= Steve Hill (evangelist) =

American pastor

Reverend Steve Hill (January 17, 1954 – March 9, 2014) was an American Christian clergyman and evangelist. He is best known as the evangelist who preached in what became known as the Brownsville Revival. It was a series of meetings at Brownsville Assembly of God in Pensacola, Florida that began on Father's Day, 1995 and continued for five years.

In 2000, Hill moved to the Dallas/Fort Worth area in Texas to resume traveling evangelism. In 2003, he founded Heartland Family Church in the Las Colinas section of Irving, Texas, a suburb of Dallas.

==Early life==
Hill was born in Ankara to a military family. As a young man he was arrested for drug trafficking; he then met a Lutheran pastor who led him to become a Christian. He was placed on the Teen Challenge rehabilitation programme, and after completing the programme, he joined the Teen Challenge staff.

==Ministry and revival==

Hill graduated from a two-year ministry training school run by Teen Challenge founder David Wilkerson. From there, he served on the staff with Outreach Ministries of Alabama, then as a youth pastor at several churches in Florida. In the mid-1980s, he and his wife Jeri became missionaries, holding crusades and planting churches in Argentina, Spain, and the former Soviet Union. Early in 1995, Hill went to London, England where a revival was happening at Holy Trinity Brompton Anglican Church.

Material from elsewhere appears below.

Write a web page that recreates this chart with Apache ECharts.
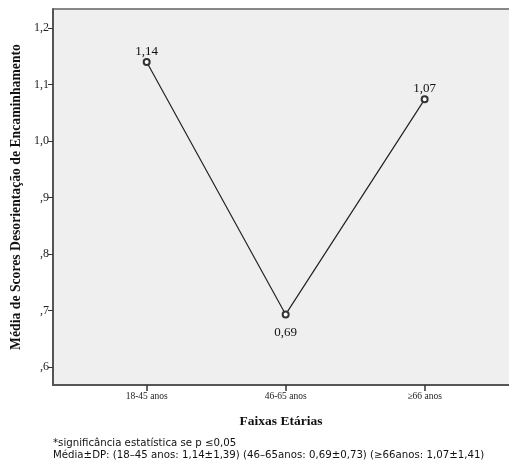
<!DOCTYPE html>
<html><head><meta charset="utf-8">
<script src="https://cdn.jsdelivr.net/npm/echarts@6/dist/echarts.min.js"></script>
<style>html,body{margin:0;padding:0;background:#fff}#c{width:509px;height:463px}</style>
</head><body><div id="c"></div>
<script>
const categories = ['18-45 anos', '46-65 anos', '\u226566 anos'];
const means = [1.14, 0.693, 1.074];
const meanLabels = ['1,14', '0,69', '1,07'];
const yTicks = [0.6, 0.7, 0.8, 0.9, 1.0, 1.1, 1.2];
const yTickLabels = [',6', ',7', ',8', ',9', '1,0', '1,1', '1,2'];
const xAxisTitle = 'Faixas Etárias';
const yAxisTitle = 'Média de Scores Desorientação de Encaminhamento';
const footnotes = ['*significância estatística se p \u22640,05',
  'Média±DP: (18\u201345 anos: 1,14±1,39) (46\u201365anos: 0,69±0,73) (\u226566anos: 1,07±1,41)'];

const chart = echarts.init(document.getElementById('c'));
const serif = '"Liberation Serif", "DejaVu Serif", serif';
chart.setOption({
  animation: false,
  grid: { left: 53, right: 0, top: 9, bottom: 78, show: true, backgroundColor: '#efefef', borderWidth: 0 },
  xAxis: {
    type: 'value', min: -0.674, max: 2.607,
    axisLine: { show: true, onZero: false, lineStyle: { color: '#555', width: 2 } },
    axisTick: { show: true, length: 6, customValues: [0, 1, 2], lineStyle: { color: '#333', width: 1.5 } },
    axisLabel: { customValues: [0, 1, 2], formatter: v => categories[Math.round(v)], fontFamily: serif, fontSize: 9.5, color: '#222', margin: 6 },
    splitLine: { show: false },
    name: xAxisTitle, nameLocation: 'middle', nameGap: 30,
    nameTextStyle: { fontFamily: serif, fontWeight: 'bold', fontSize: 13.5, color: '#111' }
  },
  yAxis: {
    type: 'value', min: 0.568, max: 1.234,
    axisLine: { show: true, onZero: false, lineStyle: { color: '#555', width: 2 } },
    axisTick: { show: true, length: 5, customValues: yTicks, lineStyle: { color: '#333', width: 1 } },
    axisLabel: { customValues: yTicks, formatter: v => yTickLabels[yTicks.findIndex(t => Math.abs(t - v) < 1e-6)], fontFamily: serif, fontSize: 12, color: '#222', margin: 4 },
    splitLine: { show: false },
    name: yAxisTitle, nameLocation: 'middle', nameGap: 29,
    nameTextStyle: { fontFamily: serif, fontWeight: 'bold', fontSize: 13.7, color: '#111' }
  },
  series: [{
    type: 'line',
    symbol: 'emptyCircle', symbolSize: 6,
    lineStyle: { color: '#222', width: 1.2 },
    itemStyle: { color: '#333', borderColor: '#333', borderWidth: 1 },
    label: {
      show: true, fontFamily: serif, fontSize: 13, color: '#111',
      formatter: p => meanLabels[p.dataIndex]
    },
    data: means.map((v, i) => ({ value: [i, v], label: { position: i === 1 ? 'bottom' : 'top', distance: i === 1 ? 8 : 0 } }))
  }],
  graphic: [
    { type: 'line', shape: { x1: 53, y1: 9, x2: 509, y2: 9 }, style: { stroke: '#888', lineWidth: 2 } },
    { type: 'text', left: 53, top: 438, style: { text: footnotes[0], font: '10.2px "DejaVu Sans", sans-serif', fill: '#111' } },
    { type: 'text', left: 53, top: 450, style: { text: footnotes[1], font: '10.2px "DejaVu Sans", sans-serif', fill: '#111' } }
  ]
});
</script></body></html>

The revival began on what is popularly known as the Pensacola Outpouring. Some congregants at the service spoke of the presence of "a mighty wind" that blew through the church. This account rapidly spread across the Pentecostal community, but gained little attention in the mainstream media. The revival was heavily covered in the media, in such publications as Time, Newsweek, New York Times and on 60 Minutes and 20/20.

Hill preached several revival services each week for the next five years.

The Hills left Brownsville in 2000 and founded the Heartland World Ministries in Dallas.

==Death==
Stephen Hill died on March 9, 2014, from cancer. His son Ryan died in October 2014.